Le référentiel d’accessibilité CFA et sa grille d’évaluation :
Ce référentiel a pour but de guider le CFA à entrer dans une démarche d’amélioration continue de d’inclusion des apprentis handicapés. Cette grille de référence a été élaborée pour identifier les exigences et axes à prendre en compte par le CFA, à la fois en termes de mesures d’organisation et de management de l’accessibilité, et en termes de parcours de l’apprenti, avant, pendant et après son entrée au CFA.
Le référent handicap :
La fiche métier définit les services et missions associées du référent handicap en direction de l’apprenti et de sa famille, de l’équipe pédagogique et de l’équipe administrative du CFA, et de l’employeur. Le référent handicap devient l’interlocuteur privilégié des entreprises.
Les CFA sont ouverts à toutes ces évolutions, ils avaient toutefois besoin d’être outillés pour leur mise en œuvre. Ces mesures sont issues des meilleures pratiques des régions telles qu’Auvergne Rhône-Alpes, Centre Val-de-Loire et Nouvelle Aquitaine.

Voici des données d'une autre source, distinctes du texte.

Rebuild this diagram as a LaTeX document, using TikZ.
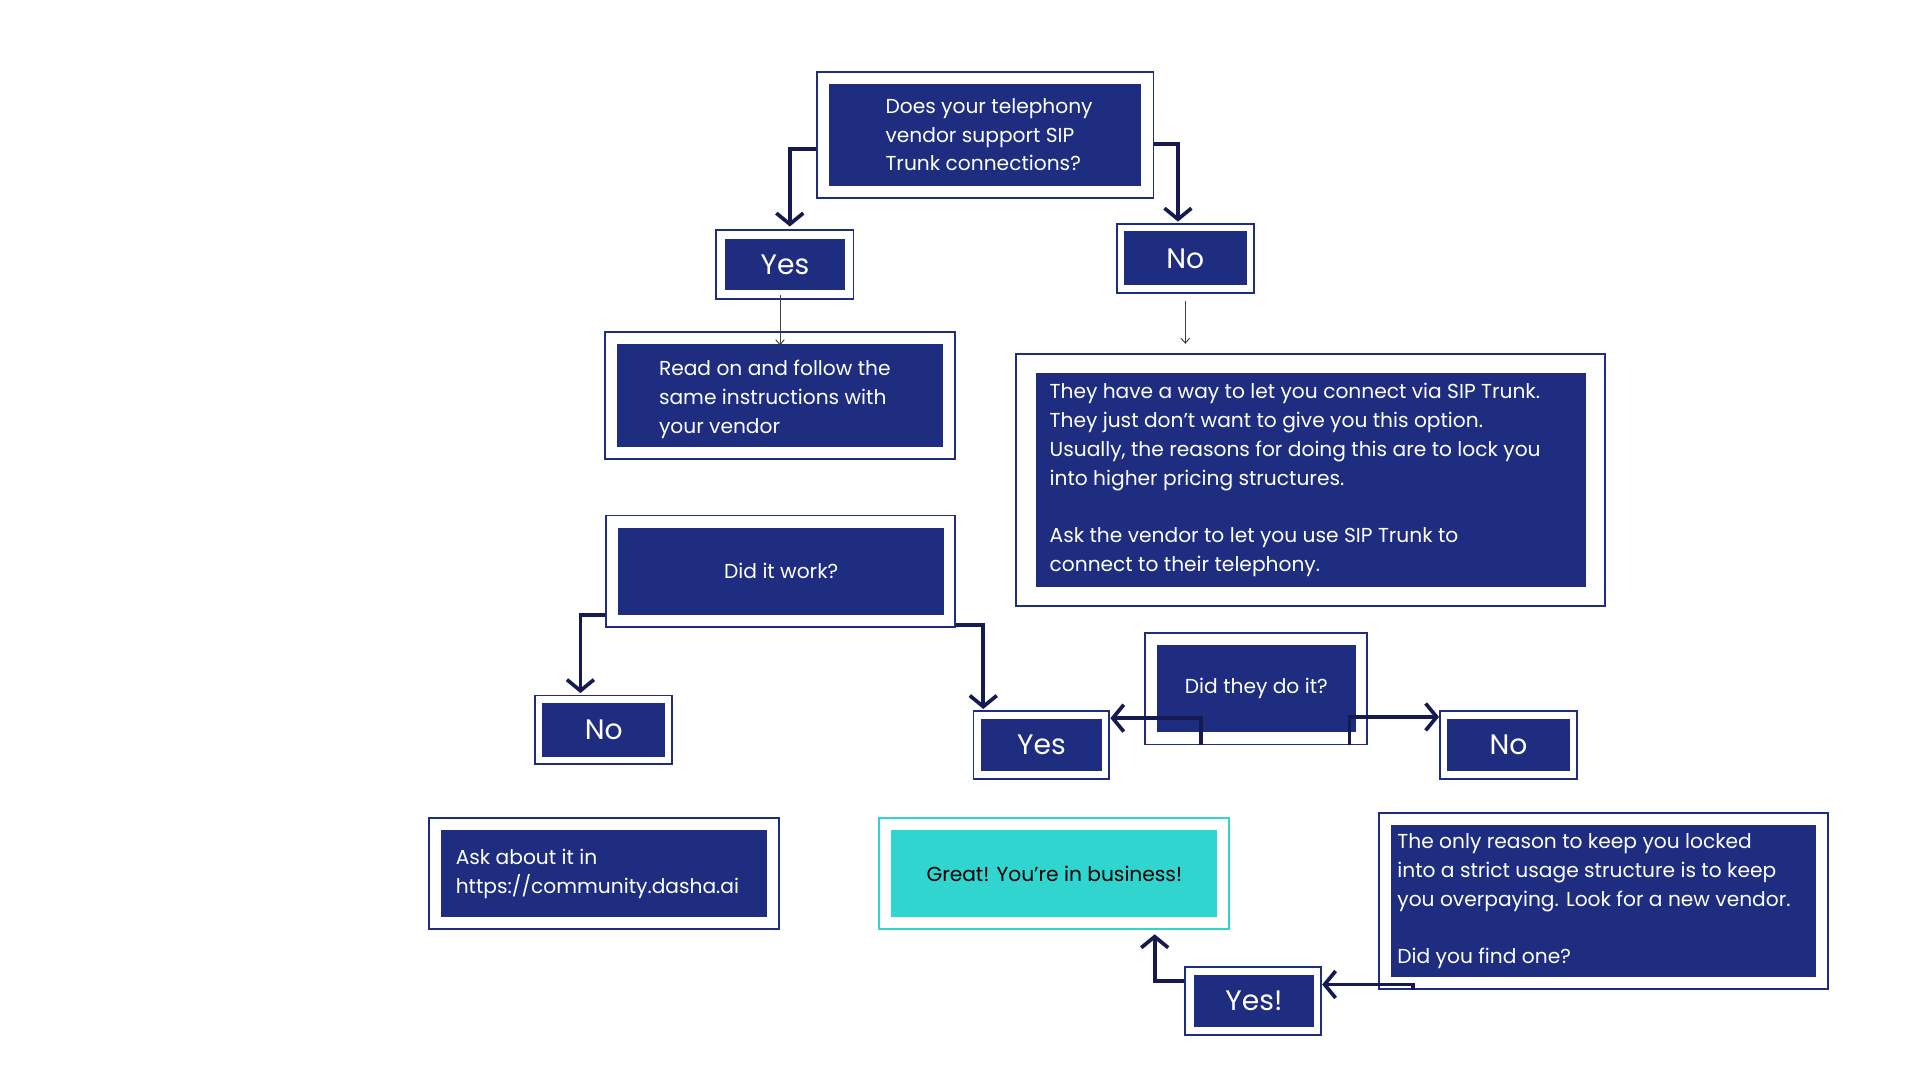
\documentclass[tikz,border=0pt]{standalone}
\usepackage{fontspec}
\setmainfont{Poppins}
\usetikzlibrary{fit,arrows.meta}
\definecolor{navy}{HTML}{1F2D80}
\definecolor{dnavy}{HTML}{151A50}
\definecolor{cyan2}{HTML}{30D5CF}
\begin{document}
\begin{tikzpicture}[x=1pt,y=-1pt,
  outer/.style={draw=navy,line width=1.6pt,fill=white,inner sep=0pt},
  outerc/.style={draw=cyan2,line width=1.6pt,fill=white,inner sep=0pt},
  inner/.style={fill=navy,inner sep=0pt},
  innerc/.style={fill=cyan2,inner sep=0pt},
  txt/.style={text=white,font=\fontsize{16.5}{23.5}\selectfont,align=left,inner sep=0pt},
  big/.style={text=white,font=\fontsize{23}{26}\selectfont,inner sep=0pt},
  thk/.style={draw=dnavy,line width=3pt,-{Straight Barb[length=9pt,width=22pt,line width=3pt]}},
  thn/.style={draw=black!75,line width=0.8pt,-{Straight Barb[length=4pt,width=7pt]}}]
\useasboundingbox (0,0) rectangle (1568,882);
% boxes
\node[outer,fit={(667,59)(942,162)}] (topo) {};
\node[inner,fit={(677,69)(932,152)}] (top) {};
\node[txt,anchor=west] at (723,110) {Does your telephony\\vendor support SIP\\Trunk connections?};

\node[outer,fit={(585,188)(697,244)}] (yes1o) {};
\node[inner,fit={(592,195)(690,237)}] (yes1) {};
\node[big] at (yes1) {Yes};

\node[outer,fit={(912,183)(1024,239)}] (no1o) {};
\node[inner,fit={(918,189)(1018,233)}] (no1) {};
\node[big] at (no1) {No};

\node[outer,fit={(494,271)(780,375)}] (reado) {};
\node[inner,fit={(504,281)(770,365)}] (read) {};
\node[txt,anchor=west] at (538,326) {Read on and follow the\\same instructions with\\your vendor};

\node[outer,fit={(495,421)(780,512)}] (worko) {};
\node[inner,fit={(505,431)(771,502)}] (work) {};
\node[txt] at (work) {Did it work?};

\node[outer,fit={(830,289)(1311,495)}] (theyo) {};
\node[inner,fit={(846,305)(1295,479)}] (they) {};
\node[txt,anchor=west] at (857,392) {They have a way to let you connect via SIP Trunk.\\They just don't want to give you this option.\\Usually, the reasons for doing this are to lock you\\into higher pricing structures.\\[23.5pt]Ask the vendor to let you use SIP Trunk to\\connect to their telephony.};

\node[outer,fit={(935,517)(1116,608)}] (dido) {};
\node[inner,fit={(945,527)(1107,598)}] (did) {};
\node[txt] at (did) {Did they do it?};

\node[outer,fit={(437,568)(549,624)}] (no2o) {};
\node[inner,fit={(443,574)(543,618)}] (no2) {};
\node[big] at (no2) {No};

\node[outer,fit={(795,581)(906,636)}] (yes2o) {};
\node[inner,fit={(801,587)(900,630)}] (yes2) {};
\node[big] at (yes2) {Yes};

\node[outer,fit={(1176,581)(1288,636)}] (no3o) {};
\node[inner,fit={(1182,587)(1282,630)}] (no3) {};
\node[big] at (no3) {No};

\node[outer,fit={(350,668)(636,759)}] (asko) {};
\node[inner,fit={(360,678)(626,749)}] (ask) {};
\node[txt,anchor=west] at (372,714) {Ask about it in\\https://community.dasha.ai};

\node[outerc,fit={(718,668)(1004,759)}] (greato) {};
\node[innerc,fit={(728,678)(994,749)}] (great) {};
\node[txt,text=black] at (great) {Great! You're in business!};

\node[outer,fit={(1126,664)(1493,808)}] (onlyo) {};
\node[inner,fit={(1136,674)(1483,798)}] (only) {};
\node[txt,anchor=west] at (1141,736) {The only reason to keep you locked\\into a strict usage structure is to keep\\you overpaying. Look for a new vendor.\\[23.5pt]Did you find one?};

\node[outer,fit={(968,790)(1079,845)}] (yes3o) {};
\node[inner,fit={(975,796)(1073,839)}] (yes3) {};
\node[big] at (yes3) {Yes!};

% thick connectors
\coordinate (a1) at (645,185);
\draw[thk] ([yshift=-11pt]topo.west) -| (a1);
\coordinate (a2) at (962,181);
\draw[thk] ([yshift=-7pt]topo.east) -| (a2);
\coordinate (a3) at (474,566);
\draw[thk] ([yshift=-36pt]worko.west) -| (a3);
\coordinate (a4) at (803,579);
\draw[thk] ([yshift=-44pt]worko.east) -| (a4);
\draw[thk] ([xshift=-44.5pt]dido.south) |- ([yshift=22pt]yes2o.east);
\draw[thk] ([xshift=76.5pt]dido.south) |- ([yshift=23pt]no3o.west);
\draw[thk] ([xshift=-155.5pt]onlyo.south) |- ([yshift=13.5pt]yes3o.east);
\coordinate (a5) at (943,763);
\draw[thk] ([yshift=16.5pt]yes3o.west) -| (a5);
% thin connectors
\draw[thn] ([yshift=4pt]yes1o.south-|637,0) -- (637,282);
\draw[thn] (968,246) -- (read.north-|968,0) ;
\end{tikzpicture}
\end{document}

Il y a sans doute d’autres solutions, mais dans un premier temps commençons par bien utiliser ces deux premiers outils et soyons vigilants quant au rôle du référent handicap qui dépasse de fait le cadre de son CFA. Il doit animer un réseau de partenaires et aller au-devant des jeunes en situation de handicap, afin de leur démontrer toute la richesse de l’apprentissage. Cela passe par des relations étroites avec l’Éducation Nationale et l’Enseignement Supérieur.
Sur quelles pistes d’action la politique handicap de Thales peut-elle agir dans ce domaine ?
La politique handicap autour de l’apprentissage est l’une des composantes de notre politique alternance en général. Thales a les moyens d’agir dans ce domaine en travaillant sur les territoires à la diffusion du référentiel d’accessibilité. Il faut d’une part expliquer les besoins des entreprises et de l’autre faire en sorte que l’entreprise se positionne comme un partenaire à part entière du CFA dans le parcours complet de formation de l’apprenti. En effet, du CFA à l’entreprise il doit y avoir une cohérence et une continuité en termes d’accueil des apprentis en situation de handicap
À travers sa politique handicap, Thales travaille avec un vaste réseau d’entreprises et doit porter cette sensibilité à l’ensemble de ce réseau. La loi « pour choisir son évolution professionnelle » a assoupli les conditions d’accès à l’apprentissage pour les personnes handicapées, pour les employeurs une aide financière spécifique est attribuée selon conditions par l’Agefiph. Ce que peut faire Thales c’est donc informer, témoigner et intégrer dans son dispositif les parcours d’apprentissage. Mais il ne faut pas oublier que renforcer le droit commun reste prioritaire sur le sur-mesure.